Haley's concise, elliptical script sketches a social critique of the privileged, suburban middle class. The parents' notion of providing for their children seems to mean indulging their wants more than engaging with them or acting as responsible models. That criticism is rather old-fashioned--coincidentally, it's detectable in the Bradbury tale--and today we're more likely to worry about excessive hovering, but Haley's analysis is at least a useful reminder of the dangers of inattention. Likewise, the play's view of suburban life as somewhat vacuous and conformist--neither the parents nor the teens are altogether distinct, just like their houses--has been around a while, but it may still apply.

The adults in this community may have earned their designation in the game as soulless zombies. What of the teen players? Are they genuinely bloody-minded? Or are they only trying to escape the domination of their parents, in a conflict that escalates too far? Is the game responsible, or is it only a vehicle, channeling urges that already exist? To me, the play suggests that they have murder in their hearts (as do the children in Bradbury's story), which the technology of the game only enables. Thus Haley's play, flecked with glints with dark humor, gradually reveals the suburbs to be a metaphorically frightful place at the same time as it unleashes literal horror.

At the Flea, Neighborhood 3 runs only about 70 minutes, with no intermission. I can't help feeling a longer exposition could've carried more weight. It builds quickly, delivers a few brief jolts, and is done. What's more--to indulge in an old-fashioned criticism of my own--the production seemed unpolished in its fourth preview. The practice of showing and charging for work in progress is well established by now, but it leaves me nearly as uneasy as the play itself did. The production was staged by veteran film director Joel Schumacher, who did as well as an enterprising novice, which, in a sense, he is: according to a Times feature, he has directed only one previous theatrical work. On the night I attended, there were a few clunky moments, and the tone seemed shaky, sometimes veering too far toward melodrama. (For what it's worth, a friend who saw the play a week later felt it progressed smoothly.)
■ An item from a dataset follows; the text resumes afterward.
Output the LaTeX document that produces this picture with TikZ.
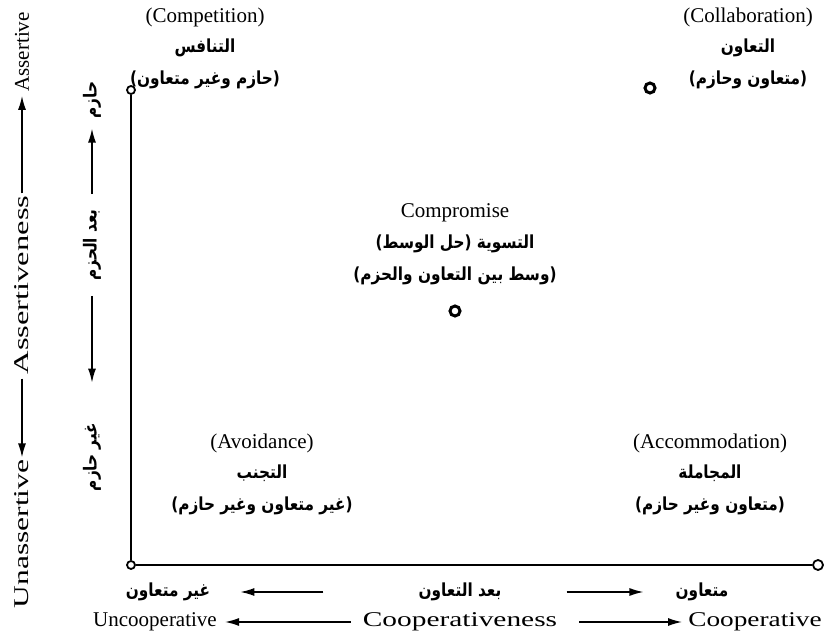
\documentclass[tikz,border=0pt]{standalone}
\usepackage{fontspec}
\setmainfont{Liberation Serif}
\newfontfamily\arabicfont[Script=Arabic,FakeStretch=0.85]{DejaVu Sans}
\TeXXeTstate=1
\usetikzlibrary{positioning,arrows.meta}
\newcommand{\ar}[1]{{\arabicfont\bfseries\beginR #1\endR}}

\begin{document}
\begin{tikzpicture}[x=1pt,y=1pt,>=Latex,
    en/.style={font=\fontsize{21}{25}\selectfont,inner sep=0pt,minimum height=28pt},
    wide/.style={en,font=\fontsize{21}{25}\selectfont\addfontfeatures{FakeStretch=#1}},
    arb/.style={font=\fontsize{18}{21}\selectfont,inner sep=0pt,minimum height=32pt},
    axis/.style={line width=2pt},
    arr/.style={line width=1.5pt,-{Latex[length=14pt,width=8pt]}},
    ring/.style={circle,draw,line width=1.8pt,fill=white,inner sep=0pt,minimum size=8pt},
    dot/.style={circle,draw,line width=3pt,fill=white,inner sep=0pt,minimum size=10pt}]
    \useasboundingbox (0,0) rectangle (831,-636);
    % axes
    \node[ring] (top) at (131,-90) {};
    \node[ring] (org) at (131,-565) {};
    \node[ring,minimum size=10pt] (rgt) at (818,-565) {};
    \draw[axis] (org) -- (top);
    \draw[axis] (org) -- (rgt);
    % styles of conflict
    \node[en] (compT) at (205,-17) {(Competition)};
    \node[arb,below=0pt of compT] (compA) {\ar{التنافس}};
    \node[arb,below=0pt of compA] (compB) {\ar{(حازم وغير متعاون)}};
    \node[en] (collT) at (748,-17) {(Collaboration)};
    \node[arb,below=0pt of collT] (collA) {\ar{التعاون}};
    \node[arb,below=0pt of collA] (collB) {\ar{(متعاون وحازم)}};
    \node[dot] (collP) at (650,-88) {};
    \node[en] (cproT) at (455,-213) {Compromise};
    \node[arb,below=0pt of cproT] (cproA) {\ar{التسوية (حل الوسط)}};
    \node[arb,below=0pt of cproA] (cproB) {\ar{(وسط بين التعاون والحزم)}};
    \node[dot] (cproP) at (455,-311) {};
    \node[en] (avoT) at (262,-443) {(Avoidance)};
    \node[arb,below=0pt of avoT] (avoA) {\ar{التجنب}};
    \node[arb,below=0pt of avoA] (avoB) {\ar{(غير متعاون وغير حازم)}};
    \node[en] (accT) at (710,-443) {(Accommodation)};
    \node[arb,below=0pt of accT] (accA) {\ar{المجاملة}};
    \node[arb,below=0pt of accA] (accB) {\ar{(متعاون وغير حازم)}};
    % cooperativeness (bottom)
    \node[arb] (uncoA) at (168,-592) {\ar{غير متعاون}};
    \node[arb] (coopA) at (460,-592) {\ar{بعد التعاون}};
    \node[arb] (cooA) at (702,-592) {\ar{متعاون}};
    \draw[arr,shorten <=95pt,shorten >=30pt] (coopA) -- (uncoA);
    \draw[arr,shorten <=65pt,shorten >=32pt] (coopA) -- (cooA);
    \node[en] (uncoE) at (155,-622) {Uncooperative};
    \node[wide=1.4] (coopE) at (460,-622) {Cooperativeness};
    \node[wide=1.3] (cooE) at (755,-622) {Cooperative};
    \draw[arr,shorten <=12pt,shorten >=8pt] (coopE) -- (uncoE);
    \draw[arr,shorten <=22pt,shorten >=6pt] (coopE) -- (cooE);
    % assertiveness (left)
    \node[wide=1.5,rotate=90] (unasE) at (22,-534) {Unassertive};
    \node[wide=1.55,rotate=90] (asnE) at (22,-285) {Assertiveness};
    \node[en,rotate=90] (asE) at (22,-52) {Assertive};
    \draw[arr,shorten <=4pt,shorten >=2pt] (asnE) -- (unasE);
    \draw[arr,shorten <=2pt,shorten >=4pt] (asnE) -- (asE);
    \node[arb,rotate=90] (asA) at (92,-100) {\ar{حازم}};
    \node[arb,rotate=90] (asnA) at (92,-245) {\ar{بعد الحزم}};
    \node[arb,rotate=90] (unasA) at (92,-457) {\ar{غير حازم}};
    \draw[arr,shorten <=15pt,shorten >=10pt] (asnA) -- (asA);
    \draw[arr,shorten <=15pt,shorten >=40pt] (asnA) -- (unasA);
\end{tikzpicture}
\end{document}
Nonetheless, Haley is a thinking playwright. In September, a Bookends piece in the New York Times Book Review considered "Whatever Happened to the Novel of Ideas?," especially (for one of the two respondents) in American fiction. Could one adapt a complaint of Philip Rahv's quoted in that piece and say, "Everything is contained in the American drama except ideas"? That's a question for another debate. But, whatever one makes of the rest of the field, it's clear from this play and from The Nether, which was presented in New York earlier this year (my review is here), that Haley is concerned with more than traditional forms of private experience and recognizes the personal and social import of technology. For that reason, anything she writes is worth seeing.